### PROBLEM STATEMENT
Using the entries shown below, output the line containing "Clone this chart in Plotly.", the line containing "import plotly.graph_objects as go", and every line between them, exactly. Pictures are omitted.

** Begin DATASET **

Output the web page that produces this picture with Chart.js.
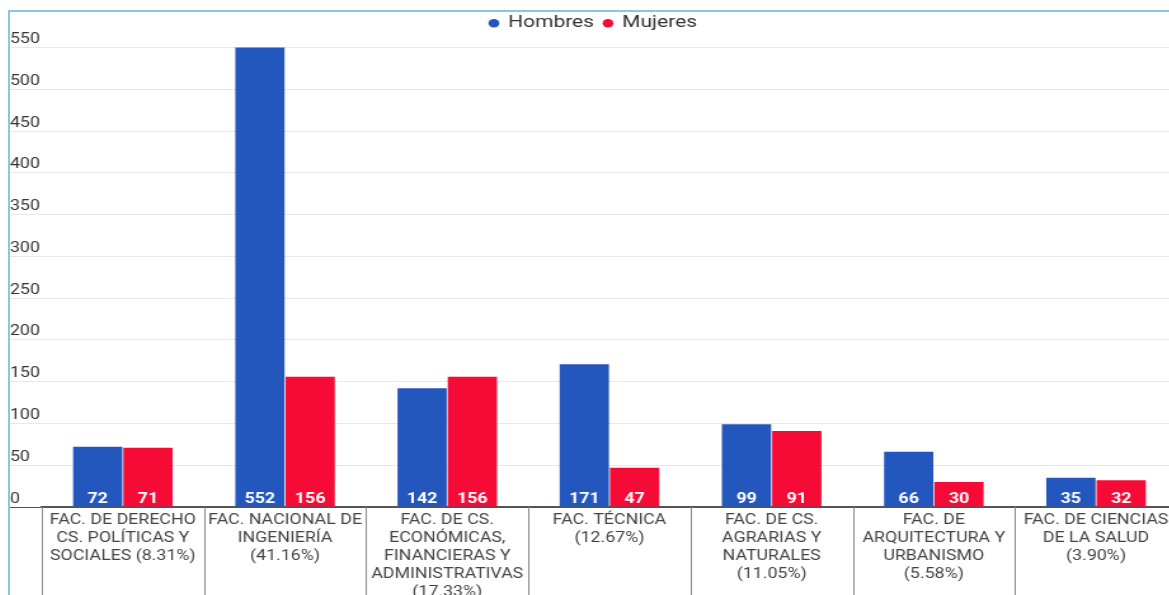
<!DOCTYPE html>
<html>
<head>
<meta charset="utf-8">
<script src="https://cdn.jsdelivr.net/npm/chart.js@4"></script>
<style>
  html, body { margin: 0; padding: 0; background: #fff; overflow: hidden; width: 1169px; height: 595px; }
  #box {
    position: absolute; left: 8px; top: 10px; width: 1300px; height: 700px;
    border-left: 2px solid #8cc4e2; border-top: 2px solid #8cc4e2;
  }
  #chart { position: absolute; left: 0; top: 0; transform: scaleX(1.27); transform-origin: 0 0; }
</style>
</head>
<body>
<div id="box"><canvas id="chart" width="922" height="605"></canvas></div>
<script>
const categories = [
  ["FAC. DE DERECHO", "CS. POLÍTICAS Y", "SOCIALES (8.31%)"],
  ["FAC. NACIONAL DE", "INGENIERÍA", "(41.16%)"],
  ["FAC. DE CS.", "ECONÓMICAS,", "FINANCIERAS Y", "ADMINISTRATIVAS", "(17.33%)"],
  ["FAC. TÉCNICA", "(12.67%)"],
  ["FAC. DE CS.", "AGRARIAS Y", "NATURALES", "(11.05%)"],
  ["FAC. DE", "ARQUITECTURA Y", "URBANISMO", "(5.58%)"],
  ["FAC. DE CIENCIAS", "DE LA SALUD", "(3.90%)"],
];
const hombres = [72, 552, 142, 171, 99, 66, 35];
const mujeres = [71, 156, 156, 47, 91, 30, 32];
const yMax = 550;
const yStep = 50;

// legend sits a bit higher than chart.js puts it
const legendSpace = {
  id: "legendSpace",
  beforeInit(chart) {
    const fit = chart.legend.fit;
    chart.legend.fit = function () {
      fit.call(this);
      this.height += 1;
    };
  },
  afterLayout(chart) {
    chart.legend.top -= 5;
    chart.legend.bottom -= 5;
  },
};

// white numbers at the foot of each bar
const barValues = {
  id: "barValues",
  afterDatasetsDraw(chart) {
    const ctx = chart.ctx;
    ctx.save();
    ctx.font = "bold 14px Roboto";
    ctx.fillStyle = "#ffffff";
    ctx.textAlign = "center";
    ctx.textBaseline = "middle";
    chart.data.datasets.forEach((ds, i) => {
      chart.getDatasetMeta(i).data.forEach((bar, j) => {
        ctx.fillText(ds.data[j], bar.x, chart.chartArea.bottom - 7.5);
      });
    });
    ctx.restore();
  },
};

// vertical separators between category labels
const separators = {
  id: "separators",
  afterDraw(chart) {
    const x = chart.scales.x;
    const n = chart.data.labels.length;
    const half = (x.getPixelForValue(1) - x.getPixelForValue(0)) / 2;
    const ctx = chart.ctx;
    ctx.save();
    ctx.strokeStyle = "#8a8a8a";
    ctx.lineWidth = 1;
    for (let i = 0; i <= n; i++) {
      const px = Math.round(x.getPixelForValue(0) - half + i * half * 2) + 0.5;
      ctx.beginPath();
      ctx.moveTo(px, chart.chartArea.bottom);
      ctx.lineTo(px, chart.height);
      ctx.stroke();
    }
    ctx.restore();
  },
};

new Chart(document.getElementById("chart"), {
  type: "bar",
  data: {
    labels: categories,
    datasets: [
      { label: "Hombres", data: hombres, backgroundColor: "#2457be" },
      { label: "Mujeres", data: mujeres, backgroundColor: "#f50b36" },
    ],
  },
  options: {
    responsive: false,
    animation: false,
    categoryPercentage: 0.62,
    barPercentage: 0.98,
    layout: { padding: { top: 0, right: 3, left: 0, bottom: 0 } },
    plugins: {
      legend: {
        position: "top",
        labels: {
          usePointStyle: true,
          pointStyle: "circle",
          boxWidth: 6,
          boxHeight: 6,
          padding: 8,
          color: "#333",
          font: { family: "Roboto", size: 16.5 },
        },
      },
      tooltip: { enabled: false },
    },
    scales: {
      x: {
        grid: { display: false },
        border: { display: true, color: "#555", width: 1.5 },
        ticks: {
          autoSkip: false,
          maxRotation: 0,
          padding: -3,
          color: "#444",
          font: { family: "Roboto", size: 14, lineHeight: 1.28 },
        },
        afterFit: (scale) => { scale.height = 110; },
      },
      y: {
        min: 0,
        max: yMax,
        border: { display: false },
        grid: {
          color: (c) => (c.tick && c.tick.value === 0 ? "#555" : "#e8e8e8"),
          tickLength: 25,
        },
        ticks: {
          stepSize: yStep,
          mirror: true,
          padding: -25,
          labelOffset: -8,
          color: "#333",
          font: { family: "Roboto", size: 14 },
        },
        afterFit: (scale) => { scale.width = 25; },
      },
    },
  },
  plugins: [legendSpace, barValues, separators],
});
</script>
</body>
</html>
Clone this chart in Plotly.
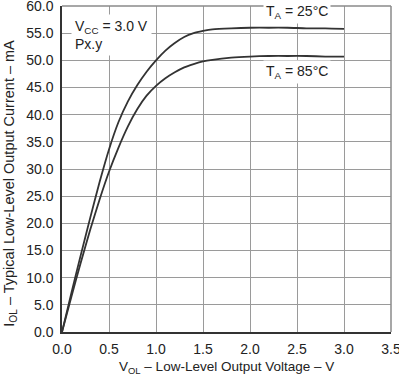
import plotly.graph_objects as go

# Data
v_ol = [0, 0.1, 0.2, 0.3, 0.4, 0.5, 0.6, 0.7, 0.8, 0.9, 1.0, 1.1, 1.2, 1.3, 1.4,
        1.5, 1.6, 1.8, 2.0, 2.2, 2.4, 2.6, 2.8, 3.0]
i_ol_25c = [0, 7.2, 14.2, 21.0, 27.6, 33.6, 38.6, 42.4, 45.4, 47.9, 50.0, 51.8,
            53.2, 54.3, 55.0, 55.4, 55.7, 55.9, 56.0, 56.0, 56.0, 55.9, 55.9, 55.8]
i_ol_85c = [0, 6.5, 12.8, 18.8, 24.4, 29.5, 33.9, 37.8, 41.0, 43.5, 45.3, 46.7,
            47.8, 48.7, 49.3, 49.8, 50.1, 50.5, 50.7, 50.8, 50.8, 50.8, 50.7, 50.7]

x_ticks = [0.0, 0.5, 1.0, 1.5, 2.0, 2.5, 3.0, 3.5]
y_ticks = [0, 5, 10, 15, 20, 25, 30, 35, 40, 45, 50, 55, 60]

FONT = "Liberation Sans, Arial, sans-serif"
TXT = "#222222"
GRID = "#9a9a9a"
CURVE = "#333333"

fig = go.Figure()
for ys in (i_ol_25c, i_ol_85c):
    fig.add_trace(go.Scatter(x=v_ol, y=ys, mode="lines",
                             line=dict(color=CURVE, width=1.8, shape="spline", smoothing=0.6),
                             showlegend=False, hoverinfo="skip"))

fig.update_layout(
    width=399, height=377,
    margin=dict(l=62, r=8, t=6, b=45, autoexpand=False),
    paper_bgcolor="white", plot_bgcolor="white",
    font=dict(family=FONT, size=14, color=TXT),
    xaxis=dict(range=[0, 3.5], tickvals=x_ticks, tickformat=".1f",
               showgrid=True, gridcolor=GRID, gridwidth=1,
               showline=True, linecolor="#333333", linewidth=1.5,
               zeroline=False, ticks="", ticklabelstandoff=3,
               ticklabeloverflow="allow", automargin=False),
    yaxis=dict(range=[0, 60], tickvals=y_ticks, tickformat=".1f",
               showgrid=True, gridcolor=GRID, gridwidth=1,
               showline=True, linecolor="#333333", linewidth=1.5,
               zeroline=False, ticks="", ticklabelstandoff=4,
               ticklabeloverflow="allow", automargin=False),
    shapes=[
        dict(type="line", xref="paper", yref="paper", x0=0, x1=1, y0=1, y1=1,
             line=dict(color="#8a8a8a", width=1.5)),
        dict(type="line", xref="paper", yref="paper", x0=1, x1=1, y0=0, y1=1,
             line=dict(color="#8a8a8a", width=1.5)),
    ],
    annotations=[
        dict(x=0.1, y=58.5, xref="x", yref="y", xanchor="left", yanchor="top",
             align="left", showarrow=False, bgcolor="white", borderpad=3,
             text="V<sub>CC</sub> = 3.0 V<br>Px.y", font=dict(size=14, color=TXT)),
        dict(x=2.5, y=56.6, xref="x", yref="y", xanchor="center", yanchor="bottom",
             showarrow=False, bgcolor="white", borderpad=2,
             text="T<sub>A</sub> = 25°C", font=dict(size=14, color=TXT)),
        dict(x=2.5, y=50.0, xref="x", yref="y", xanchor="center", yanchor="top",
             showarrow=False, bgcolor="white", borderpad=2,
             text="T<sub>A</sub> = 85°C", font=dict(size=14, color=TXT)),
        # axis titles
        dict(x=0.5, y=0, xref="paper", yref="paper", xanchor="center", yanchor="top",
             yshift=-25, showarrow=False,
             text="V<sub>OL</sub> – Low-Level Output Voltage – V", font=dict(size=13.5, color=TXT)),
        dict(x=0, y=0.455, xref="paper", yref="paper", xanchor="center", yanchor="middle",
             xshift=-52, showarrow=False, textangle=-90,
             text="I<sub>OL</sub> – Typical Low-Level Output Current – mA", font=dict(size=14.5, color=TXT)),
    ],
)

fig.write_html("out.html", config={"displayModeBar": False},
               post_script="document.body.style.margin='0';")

** End DATASET **

### ANSWER TO THIS EXERCISE
Clone this chart in Plotly.
import plotly.graph_objects as go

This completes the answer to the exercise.